SET TASK
Retype exactly what runs from the first line of the data to the line with "plt.rcParams['font.family'] = ['Liberation", keeping both of those lines and skipping pictures.

++++ RECORDS FOR THIS EXERCISE

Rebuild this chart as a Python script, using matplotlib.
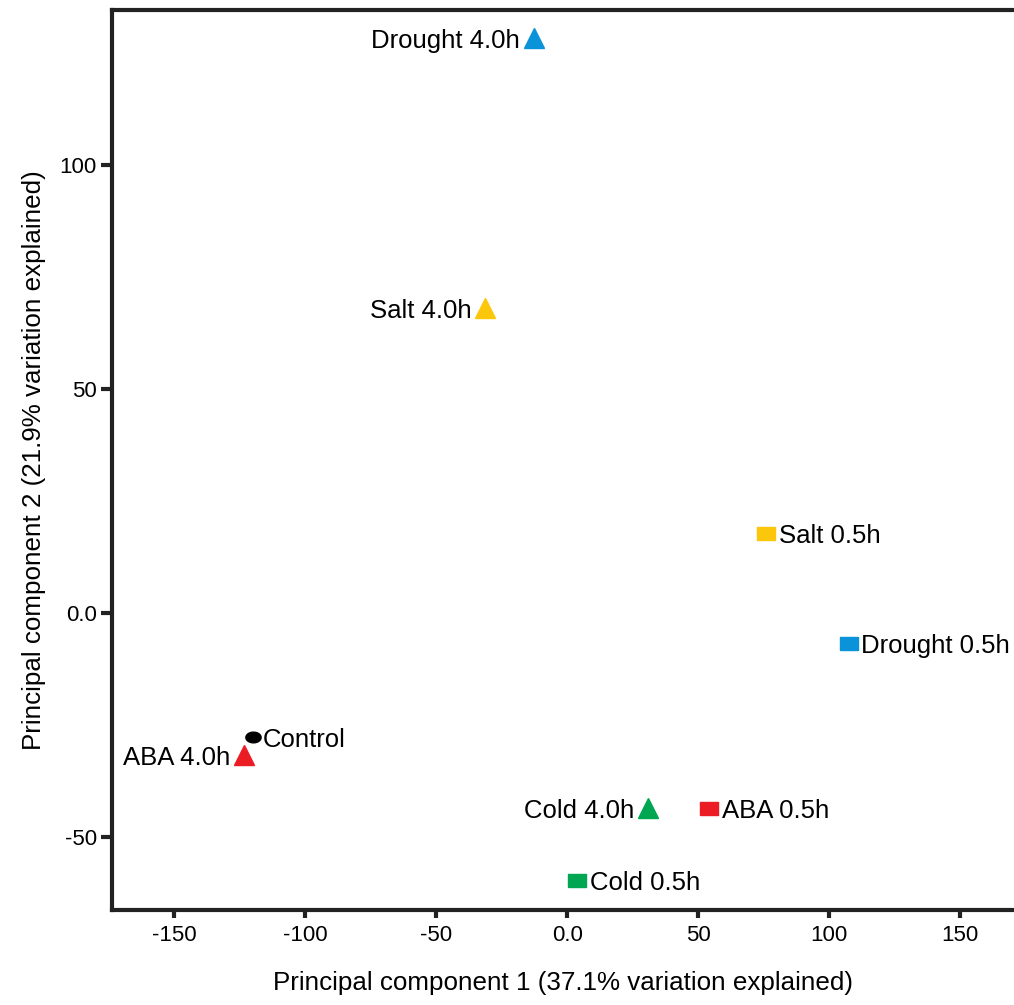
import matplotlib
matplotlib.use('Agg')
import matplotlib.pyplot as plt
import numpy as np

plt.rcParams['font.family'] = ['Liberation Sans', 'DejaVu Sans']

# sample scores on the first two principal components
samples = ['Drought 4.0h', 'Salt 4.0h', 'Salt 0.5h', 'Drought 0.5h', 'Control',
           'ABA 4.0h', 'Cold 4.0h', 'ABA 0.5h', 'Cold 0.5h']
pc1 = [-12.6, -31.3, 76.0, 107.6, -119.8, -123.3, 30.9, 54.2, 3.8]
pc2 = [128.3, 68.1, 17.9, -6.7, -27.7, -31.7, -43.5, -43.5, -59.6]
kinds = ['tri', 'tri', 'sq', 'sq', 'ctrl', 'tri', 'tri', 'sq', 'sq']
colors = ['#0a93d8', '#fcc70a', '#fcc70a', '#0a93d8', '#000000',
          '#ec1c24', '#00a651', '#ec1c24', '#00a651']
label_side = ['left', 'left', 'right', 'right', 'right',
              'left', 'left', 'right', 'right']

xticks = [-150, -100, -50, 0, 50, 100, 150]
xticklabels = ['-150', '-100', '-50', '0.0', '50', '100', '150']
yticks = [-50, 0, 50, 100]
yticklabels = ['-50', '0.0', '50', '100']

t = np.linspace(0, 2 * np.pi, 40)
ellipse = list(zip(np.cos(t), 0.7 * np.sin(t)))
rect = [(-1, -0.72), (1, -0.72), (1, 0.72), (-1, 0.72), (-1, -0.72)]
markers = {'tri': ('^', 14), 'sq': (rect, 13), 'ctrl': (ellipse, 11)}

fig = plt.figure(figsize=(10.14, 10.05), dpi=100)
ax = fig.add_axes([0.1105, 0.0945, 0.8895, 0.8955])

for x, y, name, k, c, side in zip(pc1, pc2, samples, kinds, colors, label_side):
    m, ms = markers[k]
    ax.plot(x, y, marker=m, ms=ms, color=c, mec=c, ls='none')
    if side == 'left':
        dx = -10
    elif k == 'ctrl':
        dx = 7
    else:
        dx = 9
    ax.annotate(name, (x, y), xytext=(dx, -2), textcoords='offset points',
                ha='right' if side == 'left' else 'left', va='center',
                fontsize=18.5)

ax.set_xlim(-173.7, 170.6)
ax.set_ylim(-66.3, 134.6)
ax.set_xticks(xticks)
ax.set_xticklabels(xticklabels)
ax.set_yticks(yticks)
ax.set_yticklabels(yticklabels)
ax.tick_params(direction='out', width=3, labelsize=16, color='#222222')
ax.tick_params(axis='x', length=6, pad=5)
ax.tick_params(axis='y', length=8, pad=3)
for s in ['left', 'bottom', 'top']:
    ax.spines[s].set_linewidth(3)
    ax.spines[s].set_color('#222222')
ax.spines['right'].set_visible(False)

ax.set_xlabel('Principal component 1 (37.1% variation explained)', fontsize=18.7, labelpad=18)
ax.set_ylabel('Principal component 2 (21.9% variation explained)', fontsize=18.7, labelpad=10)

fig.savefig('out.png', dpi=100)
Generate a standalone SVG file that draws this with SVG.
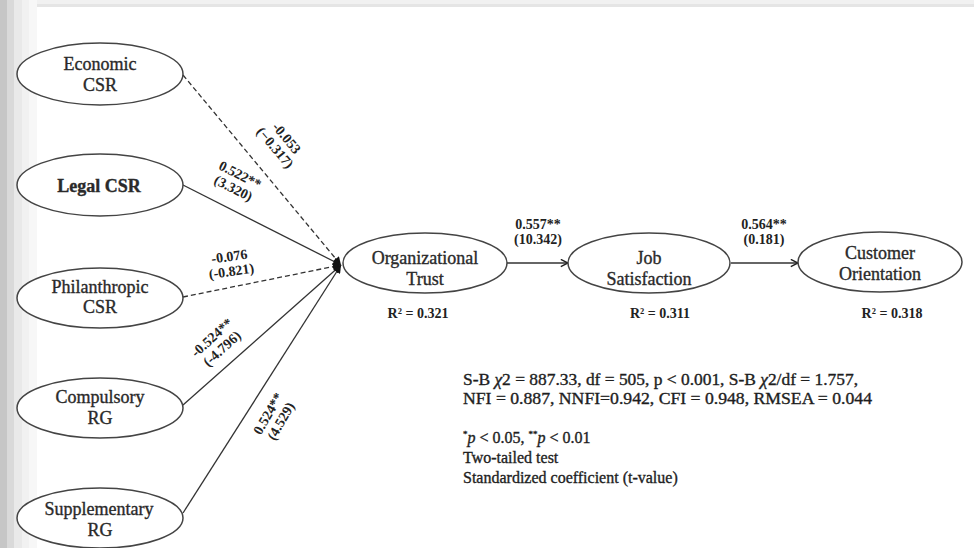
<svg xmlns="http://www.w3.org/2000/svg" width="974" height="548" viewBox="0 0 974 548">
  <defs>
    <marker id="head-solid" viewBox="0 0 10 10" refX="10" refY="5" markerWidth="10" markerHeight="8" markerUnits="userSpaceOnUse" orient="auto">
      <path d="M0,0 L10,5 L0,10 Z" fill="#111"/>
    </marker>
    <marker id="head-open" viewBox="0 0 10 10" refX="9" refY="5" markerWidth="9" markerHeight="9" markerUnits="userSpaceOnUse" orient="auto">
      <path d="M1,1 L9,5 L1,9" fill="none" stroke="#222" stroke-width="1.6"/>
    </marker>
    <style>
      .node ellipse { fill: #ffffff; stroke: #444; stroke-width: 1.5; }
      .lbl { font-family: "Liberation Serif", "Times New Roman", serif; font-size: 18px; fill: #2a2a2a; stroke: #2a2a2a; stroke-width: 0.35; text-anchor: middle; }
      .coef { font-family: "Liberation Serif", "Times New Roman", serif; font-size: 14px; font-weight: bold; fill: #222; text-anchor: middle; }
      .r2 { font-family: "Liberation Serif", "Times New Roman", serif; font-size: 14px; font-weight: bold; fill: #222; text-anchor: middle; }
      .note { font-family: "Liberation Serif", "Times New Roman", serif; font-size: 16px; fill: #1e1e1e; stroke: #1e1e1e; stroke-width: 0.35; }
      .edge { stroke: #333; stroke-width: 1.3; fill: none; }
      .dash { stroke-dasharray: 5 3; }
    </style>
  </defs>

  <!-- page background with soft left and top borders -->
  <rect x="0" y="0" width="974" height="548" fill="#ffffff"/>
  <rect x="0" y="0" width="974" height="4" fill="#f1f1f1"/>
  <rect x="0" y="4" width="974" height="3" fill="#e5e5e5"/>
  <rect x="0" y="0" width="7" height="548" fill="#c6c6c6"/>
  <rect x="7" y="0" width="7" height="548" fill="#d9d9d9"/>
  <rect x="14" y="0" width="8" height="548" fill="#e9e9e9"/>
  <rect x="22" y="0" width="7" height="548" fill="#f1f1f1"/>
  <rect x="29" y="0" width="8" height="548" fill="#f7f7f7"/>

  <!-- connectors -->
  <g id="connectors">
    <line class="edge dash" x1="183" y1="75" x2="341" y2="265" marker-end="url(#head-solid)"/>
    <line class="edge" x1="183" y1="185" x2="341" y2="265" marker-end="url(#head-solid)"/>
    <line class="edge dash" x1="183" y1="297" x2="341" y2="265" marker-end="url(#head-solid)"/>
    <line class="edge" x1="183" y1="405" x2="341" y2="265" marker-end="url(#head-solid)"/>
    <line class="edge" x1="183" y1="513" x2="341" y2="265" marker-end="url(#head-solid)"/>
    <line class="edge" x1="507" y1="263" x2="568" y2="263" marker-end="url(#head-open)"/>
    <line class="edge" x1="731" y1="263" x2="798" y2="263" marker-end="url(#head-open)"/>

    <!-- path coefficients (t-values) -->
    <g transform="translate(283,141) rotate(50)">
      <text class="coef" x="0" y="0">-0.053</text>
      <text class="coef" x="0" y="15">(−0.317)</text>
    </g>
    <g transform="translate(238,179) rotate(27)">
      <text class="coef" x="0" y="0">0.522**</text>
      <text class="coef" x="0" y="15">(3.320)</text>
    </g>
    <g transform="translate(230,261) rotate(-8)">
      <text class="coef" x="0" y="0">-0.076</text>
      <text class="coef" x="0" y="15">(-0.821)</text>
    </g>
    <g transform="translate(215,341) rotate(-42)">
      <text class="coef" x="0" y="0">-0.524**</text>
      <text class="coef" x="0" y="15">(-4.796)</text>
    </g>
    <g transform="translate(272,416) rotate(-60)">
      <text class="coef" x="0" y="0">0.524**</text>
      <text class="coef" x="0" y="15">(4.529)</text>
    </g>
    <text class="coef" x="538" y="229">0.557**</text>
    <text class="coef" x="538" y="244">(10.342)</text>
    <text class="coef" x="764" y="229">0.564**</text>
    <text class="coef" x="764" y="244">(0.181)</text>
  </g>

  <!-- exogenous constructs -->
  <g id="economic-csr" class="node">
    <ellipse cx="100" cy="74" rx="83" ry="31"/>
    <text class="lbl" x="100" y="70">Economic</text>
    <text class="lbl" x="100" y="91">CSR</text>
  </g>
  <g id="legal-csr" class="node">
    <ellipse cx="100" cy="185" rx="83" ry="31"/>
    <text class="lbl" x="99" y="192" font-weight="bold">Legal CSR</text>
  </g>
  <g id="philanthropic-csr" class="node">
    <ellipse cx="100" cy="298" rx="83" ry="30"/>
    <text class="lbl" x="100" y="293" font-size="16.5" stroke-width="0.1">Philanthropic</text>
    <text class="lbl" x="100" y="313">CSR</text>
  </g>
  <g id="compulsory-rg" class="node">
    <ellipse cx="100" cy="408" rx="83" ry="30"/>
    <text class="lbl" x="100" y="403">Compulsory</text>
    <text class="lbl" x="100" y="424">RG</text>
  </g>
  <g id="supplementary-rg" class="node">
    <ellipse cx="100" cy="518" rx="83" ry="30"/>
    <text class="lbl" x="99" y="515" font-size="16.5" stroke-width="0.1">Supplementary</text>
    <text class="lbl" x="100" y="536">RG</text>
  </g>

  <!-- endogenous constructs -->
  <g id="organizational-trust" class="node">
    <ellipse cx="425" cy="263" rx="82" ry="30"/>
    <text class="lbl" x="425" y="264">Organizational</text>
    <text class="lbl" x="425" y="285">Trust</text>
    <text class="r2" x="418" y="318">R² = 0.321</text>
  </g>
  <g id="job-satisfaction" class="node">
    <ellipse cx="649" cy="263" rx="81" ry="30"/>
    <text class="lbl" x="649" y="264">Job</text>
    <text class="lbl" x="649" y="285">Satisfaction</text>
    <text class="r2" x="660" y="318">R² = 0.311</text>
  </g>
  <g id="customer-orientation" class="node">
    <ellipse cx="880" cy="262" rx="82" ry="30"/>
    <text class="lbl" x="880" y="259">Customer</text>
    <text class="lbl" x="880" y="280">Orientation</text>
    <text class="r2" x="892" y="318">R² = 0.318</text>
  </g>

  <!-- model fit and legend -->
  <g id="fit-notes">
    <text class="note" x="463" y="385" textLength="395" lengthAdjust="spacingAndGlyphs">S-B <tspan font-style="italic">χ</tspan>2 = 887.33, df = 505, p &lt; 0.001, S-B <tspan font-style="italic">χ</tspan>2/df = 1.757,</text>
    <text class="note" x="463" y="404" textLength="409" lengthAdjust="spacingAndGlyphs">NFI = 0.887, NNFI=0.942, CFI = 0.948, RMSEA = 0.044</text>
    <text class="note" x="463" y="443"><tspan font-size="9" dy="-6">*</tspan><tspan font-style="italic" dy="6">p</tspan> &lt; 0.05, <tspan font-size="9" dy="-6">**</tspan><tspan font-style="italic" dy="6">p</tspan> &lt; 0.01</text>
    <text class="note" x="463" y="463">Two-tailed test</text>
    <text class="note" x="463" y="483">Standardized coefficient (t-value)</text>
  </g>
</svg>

++++++++

SOLUTION TO THIS EXERCISE
Rebuild this chart as a Python script, using matplotlib.
import matplotlib
matplotlib.use('Agg')
import matplotlib.pyplot as plt
import numpy as np

plt.rcParams['font.family'] = ['Liberation Sans', 'DejaVu Sans']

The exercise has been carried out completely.